STATED TASK - Search the data for the word "script" and copy every line where it occurs.

[A block of data]
######
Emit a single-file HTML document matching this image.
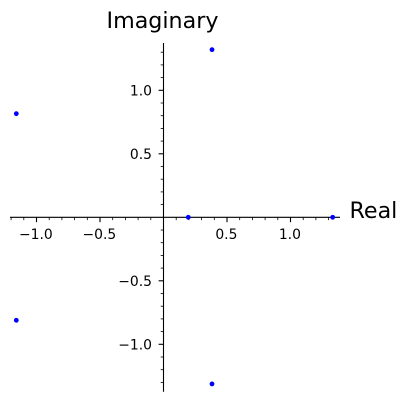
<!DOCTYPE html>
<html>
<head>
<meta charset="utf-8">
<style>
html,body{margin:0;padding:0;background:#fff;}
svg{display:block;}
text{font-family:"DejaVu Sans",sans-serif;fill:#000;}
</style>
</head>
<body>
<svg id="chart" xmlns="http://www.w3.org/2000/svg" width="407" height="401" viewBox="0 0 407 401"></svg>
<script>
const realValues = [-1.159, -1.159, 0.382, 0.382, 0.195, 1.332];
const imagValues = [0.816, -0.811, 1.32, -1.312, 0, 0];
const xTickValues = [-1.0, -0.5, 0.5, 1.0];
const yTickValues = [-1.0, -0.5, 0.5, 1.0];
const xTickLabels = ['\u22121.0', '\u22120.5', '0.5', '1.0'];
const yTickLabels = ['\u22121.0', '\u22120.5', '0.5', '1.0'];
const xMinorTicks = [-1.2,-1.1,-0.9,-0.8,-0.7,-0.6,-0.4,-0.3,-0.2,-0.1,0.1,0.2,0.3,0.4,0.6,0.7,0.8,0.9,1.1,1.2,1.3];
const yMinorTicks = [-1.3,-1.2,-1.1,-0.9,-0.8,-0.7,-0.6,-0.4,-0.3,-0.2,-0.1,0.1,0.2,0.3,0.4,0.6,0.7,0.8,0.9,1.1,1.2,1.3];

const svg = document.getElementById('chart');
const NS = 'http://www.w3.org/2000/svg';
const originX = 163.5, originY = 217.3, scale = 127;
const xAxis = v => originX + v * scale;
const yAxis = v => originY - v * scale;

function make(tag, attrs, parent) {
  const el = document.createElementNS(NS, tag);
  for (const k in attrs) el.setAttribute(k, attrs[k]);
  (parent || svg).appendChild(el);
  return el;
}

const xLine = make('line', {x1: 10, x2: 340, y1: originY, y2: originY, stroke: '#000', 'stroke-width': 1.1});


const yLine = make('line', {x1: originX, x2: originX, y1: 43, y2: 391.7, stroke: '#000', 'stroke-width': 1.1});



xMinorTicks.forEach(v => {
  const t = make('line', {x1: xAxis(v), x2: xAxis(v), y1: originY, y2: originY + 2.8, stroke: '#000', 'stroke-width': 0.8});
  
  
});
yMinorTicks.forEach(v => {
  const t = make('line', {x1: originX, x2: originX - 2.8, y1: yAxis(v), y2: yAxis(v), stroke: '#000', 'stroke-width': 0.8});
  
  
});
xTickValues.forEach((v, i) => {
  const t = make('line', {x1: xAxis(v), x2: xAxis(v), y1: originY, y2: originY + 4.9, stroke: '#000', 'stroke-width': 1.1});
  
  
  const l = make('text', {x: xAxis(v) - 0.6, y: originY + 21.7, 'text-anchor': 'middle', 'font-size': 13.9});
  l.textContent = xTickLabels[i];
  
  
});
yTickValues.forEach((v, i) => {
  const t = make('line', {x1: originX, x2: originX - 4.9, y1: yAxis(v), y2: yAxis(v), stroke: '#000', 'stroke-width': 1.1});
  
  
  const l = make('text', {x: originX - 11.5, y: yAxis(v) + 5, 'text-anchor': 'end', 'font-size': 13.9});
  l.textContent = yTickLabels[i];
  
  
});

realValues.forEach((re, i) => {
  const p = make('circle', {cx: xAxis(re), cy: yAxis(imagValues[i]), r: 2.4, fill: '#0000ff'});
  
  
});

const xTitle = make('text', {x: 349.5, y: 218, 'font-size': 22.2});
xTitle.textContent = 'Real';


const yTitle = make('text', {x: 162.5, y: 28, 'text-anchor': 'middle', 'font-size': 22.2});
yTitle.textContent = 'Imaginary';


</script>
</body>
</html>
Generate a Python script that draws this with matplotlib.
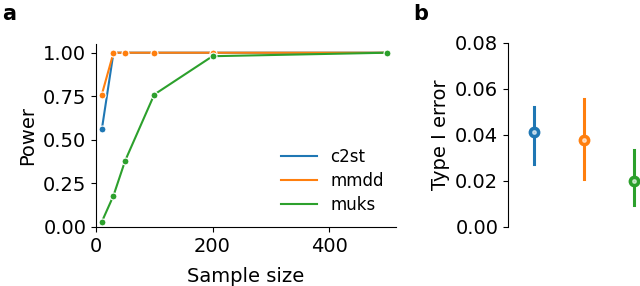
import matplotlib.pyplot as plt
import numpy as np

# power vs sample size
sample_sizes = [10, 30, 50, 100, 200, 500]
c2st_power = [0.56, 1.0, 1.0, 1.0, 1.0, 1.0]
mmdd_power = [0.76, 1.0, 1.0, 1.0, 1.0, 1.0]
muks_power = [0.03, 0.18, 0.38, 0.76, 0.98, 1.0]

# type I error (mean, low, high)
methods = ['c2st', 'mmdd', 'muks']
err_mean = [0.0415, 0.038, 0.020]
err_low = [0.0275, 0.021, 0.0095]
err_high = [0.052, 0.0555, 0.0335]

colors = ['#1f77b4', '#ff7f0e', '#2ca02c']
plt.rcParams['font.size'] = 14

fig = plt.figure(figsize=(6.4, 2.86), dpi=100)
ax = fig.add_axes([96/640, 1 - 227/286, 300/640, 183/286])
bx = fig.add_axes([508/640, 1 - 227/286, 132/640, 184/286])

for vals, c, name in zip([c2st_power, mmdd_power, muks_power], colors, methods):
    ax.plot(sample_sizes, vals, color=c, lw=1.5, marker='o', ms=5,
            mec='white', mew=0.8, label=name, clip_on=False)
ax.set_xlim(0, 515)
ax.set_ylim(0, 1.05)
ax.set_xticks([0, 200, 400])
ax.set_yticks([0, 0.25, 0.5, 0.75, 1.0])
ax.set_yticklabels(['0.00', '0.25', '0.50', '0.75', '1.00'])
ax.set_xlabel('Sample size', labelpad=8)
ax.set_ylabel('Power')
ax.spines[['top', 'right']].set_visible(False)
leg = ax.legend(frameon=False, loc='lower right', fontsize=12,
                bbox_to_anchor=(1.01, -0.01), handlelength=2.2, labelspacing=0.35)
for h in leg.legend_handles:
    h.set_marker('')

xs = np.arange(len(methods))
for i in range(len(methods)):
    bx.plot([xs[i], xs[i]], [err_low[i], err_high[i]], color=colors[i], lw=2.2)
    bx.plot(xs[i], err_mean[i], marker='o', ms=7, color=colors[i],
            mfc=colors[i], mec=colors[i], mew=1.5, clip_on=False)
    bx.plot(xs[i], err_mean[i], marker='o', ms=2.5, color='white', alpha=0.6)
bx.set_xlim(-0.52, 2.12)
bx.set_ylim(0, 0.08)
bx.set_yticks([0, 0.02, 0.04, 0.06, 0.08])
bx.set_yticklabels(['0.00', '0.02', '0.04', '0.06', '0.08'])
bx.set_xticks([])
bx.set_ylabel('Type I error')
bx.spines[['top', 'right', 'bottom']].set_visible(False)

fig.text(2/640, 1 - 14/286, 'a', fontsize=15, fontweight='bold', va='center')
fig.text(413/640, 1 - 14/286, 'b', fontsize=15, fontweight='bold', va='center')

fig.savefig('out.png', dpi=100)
######
RESULT -
<script>
</script>
Generate a Python script that draws this with matplotlib.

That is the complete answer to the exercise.